A LLITHFAEN woman who admitted making fraudulent loan applications to the Department for Work and Pensions, supposedly for a vulnerable neighbour, has received a 27-week suspended jail term.
Sharon Jones, 33, of Awelfryn, was told by Judge Huw Rees at Caernarfon Crown Court: “You deliberately targeted a vulnerable victim to try and dig yourself out of a financial mess.”
She must complete 180 hours unpaid work and attend a thinking skills course.
Prosecuting counsel Matthew Curtis said the neighbour, also in her 30s, signed six budgetary loan applications but didn’t know about 17 more. The DWP allegedly lost more than £6,000.
Mr Curtis said Jones had become involved in Brenda Roberts’s finances, to assist her, between August 2011 and March 2015.
The judge said Jones was arrested in April 2015 but not charged until April last year. “Lamentable, isn’t it?” he remarked.
Jones pleaded guilty to an offence of fraud.
Elen Owen, defending, said: ”This is a sad case where the offending has come about as a result of two women of similar age, both of them struggling daily with issues.”
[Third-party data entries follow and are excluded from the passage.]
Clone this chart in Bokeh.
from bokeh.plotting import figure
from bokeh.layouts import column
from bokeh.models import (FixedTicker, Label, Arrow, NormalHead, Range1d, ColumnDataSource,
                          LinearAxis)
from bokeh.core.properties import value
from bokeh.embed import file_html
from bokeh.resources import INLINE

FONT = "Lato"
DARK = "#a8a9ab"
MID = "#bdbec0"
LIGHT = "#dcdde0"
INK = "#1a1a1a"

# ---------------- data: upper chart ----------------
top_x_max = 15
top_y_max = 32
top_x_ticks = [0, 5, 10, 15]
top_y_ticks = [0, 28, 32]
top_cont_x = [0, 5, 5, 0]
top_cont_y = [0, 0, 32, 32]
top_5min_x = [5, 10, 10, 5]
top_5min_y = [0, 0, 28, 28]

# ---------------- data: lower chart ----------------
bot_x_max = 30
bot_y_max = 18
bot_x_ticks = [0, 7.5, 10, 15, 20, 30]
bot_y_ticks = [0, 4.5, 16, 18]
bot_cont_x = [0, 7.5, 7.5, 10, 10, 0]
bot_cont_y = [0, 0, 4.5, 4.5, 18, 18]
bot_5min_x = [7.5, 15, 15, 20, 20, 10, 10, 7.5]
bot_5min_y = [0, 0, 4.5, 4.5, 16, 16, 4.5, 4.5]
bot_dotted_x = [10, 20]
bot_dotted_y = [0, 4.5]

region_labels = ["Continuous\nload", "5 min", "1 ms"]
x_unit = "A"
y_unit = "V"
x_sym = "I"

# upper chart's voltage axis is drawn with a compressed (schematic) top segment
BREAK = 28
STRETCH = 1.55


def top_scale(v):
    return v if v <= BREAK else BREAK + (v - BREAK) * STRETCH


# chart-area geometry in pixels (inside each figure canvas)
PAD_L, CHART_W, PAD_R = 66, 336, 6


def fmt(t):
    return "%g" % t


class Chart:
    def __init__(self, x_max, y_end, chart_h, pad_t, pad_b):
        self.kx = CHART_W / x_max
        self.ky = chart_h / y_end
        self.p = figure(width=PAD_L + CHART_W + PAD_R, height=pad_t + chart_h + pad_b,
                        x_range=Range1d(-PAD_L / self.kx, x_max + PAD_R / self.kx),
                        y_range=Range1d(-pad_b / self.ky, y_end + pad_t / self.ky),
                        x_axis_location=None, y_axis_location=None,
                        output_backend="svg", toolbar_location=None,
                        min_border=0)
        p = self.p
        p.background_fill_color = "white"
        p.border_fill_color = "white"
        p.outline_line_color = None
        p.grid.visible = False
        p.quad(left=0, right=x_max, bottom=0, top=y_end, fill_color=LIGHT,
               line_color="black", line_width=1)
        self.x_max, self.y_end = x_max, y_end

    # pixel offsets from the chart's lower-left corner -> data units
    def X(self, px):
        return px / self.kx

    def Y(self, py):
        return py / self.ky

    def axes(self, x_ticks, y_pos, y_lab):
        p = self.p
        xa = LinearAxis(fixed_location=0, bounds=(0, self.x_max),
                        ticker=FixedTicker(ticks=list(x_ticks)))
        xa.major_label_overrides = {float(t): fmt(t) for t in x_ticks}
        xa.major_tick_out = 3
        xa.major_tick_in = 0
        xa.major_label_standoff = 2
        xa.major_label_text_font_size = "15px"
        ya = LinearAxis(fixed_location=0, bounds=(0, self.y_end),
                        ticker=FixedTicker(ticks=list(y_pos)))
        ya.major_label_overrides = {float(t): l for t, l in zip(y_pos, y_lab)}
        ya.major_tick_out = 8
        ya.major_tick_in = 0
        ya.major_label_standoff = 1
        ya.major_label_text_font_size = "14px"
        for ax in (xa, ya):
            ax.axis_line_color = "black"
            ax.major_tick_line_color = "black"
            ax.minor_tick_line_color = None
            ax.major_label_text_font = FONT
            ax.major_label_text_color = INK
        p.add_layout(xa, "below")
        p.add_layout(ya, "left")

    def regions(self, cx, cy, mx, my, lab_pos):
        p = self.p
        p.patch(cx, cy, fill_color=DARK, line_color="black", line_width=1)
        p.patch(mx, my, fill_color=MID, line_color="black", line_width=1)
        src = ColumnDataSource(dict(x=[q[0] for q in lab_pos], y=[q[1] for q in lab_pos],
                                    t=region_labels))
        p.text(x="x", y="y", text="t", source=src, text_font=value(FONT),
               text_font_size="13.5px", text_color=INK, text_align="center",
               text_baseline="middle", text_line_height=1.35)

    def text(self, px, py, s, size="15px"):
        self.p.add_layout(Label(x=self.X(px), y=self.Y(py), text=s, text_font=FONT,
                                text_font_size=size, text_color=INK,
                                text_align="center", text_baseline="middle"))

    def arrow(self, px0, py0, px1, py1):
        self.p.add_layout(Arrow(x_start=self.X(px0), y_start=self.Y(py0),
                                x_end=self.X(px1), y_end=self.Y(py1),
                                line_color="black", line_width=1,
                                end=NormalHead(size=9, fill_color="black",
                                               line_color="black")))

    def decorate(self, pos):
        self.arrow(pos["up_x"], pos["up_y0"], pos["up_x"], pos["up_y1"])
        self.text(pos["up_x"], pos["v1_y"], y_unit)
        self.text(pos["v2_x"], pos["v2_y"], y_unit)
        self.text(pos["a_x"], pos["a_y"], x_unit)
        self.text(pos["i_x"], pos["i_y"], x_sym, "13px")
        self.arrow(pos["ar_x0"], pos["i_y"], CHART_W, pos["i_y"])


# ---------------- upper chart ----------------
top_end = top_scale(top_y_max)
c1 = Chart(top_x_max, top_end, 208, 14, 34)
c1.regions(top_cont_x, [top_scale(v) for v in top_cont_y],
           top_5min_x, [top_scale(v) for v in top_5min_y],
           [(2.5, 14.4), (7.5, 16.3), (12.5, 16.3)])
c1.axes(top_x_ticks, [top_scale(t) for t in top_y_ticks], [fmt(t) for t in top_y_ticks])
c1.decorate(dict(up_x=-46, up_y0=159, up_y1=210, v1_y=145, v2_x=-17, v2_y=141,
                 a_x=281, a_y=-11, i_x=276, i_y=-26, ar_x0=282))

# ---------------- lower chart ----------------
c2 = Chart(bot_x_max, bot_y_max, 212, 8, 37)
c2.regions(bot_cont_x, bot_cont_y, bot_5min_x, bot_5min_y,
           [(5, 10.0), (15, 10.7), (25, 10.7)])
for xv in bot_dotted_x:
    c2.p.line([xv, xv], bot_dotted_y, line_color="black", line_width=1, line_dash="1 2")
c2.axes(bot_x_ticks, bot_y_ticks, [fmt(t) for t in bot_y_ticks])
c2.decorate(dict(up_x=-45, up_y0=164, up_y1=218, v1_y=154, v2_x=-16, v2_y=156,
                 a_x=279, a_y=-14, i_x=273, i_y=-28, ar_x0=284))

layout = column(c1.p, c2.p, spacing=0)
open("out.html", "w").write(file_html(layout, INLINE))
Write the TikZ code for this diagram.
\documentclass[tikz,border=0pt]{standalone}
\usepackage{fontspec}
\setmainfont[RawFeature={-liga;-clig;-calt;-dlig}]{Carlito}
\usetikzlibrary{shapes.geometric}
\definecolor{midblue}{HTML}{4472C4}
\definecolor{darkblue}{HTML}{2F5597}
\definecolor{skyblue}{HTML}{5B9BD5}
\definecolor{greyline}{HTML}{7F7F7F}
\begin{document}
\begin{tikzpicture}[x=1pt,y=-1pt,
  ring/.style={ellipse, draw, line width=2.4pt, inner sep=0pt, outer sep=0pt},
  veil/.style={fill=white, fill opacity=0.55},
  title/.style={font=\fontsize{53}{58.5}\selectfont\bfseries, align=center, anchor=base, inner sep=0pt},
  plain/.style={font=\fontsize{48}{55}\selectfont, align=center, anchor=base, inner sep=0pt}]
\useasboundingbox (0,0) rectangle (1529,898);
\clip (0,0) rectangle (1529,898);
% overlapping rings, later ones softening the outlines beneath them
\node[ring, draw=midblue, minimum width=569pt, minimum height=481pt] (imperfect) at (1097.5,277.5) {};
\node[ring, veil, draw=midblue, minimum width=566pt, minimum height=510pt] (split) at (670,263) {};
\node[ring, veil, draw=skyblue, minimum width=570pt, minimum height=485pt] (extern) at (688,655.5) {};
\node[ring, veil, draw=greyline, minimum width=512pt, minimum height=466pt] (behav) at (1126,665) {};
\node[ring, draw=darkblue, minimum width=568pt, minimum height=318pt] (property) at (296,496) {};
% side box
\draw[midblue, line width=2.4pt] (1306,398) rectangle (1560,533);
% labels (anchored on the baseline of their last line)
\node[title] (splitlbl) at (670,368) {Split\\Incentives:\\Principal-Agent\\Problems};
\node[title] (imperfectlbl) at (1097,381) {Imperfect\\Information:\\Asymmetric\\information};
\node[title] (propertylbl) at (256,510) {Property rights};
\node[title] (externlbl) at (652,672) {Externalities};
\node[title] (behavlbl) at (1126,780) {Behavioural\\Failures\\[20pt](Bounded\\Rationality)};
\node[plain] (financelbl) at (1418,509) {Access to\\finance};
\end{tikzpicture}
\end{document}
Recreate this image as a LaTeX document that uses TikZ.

Counsel said Jones assisted family members who had health problems.
Ms Owen urged the court to suspend the sentence.
Judge Rees told the defendant: “I am not going to send you to prison.”
After hearing she was interviewed in English for a pre-sentence report, he added: “I am very sorry you were not interviewed by the probation service in Welsh. That is atrocious in my view.” The judge said in open court: ”I would like someone in the probation service to explain why this defendant wasn’t interviewed in Welsh.”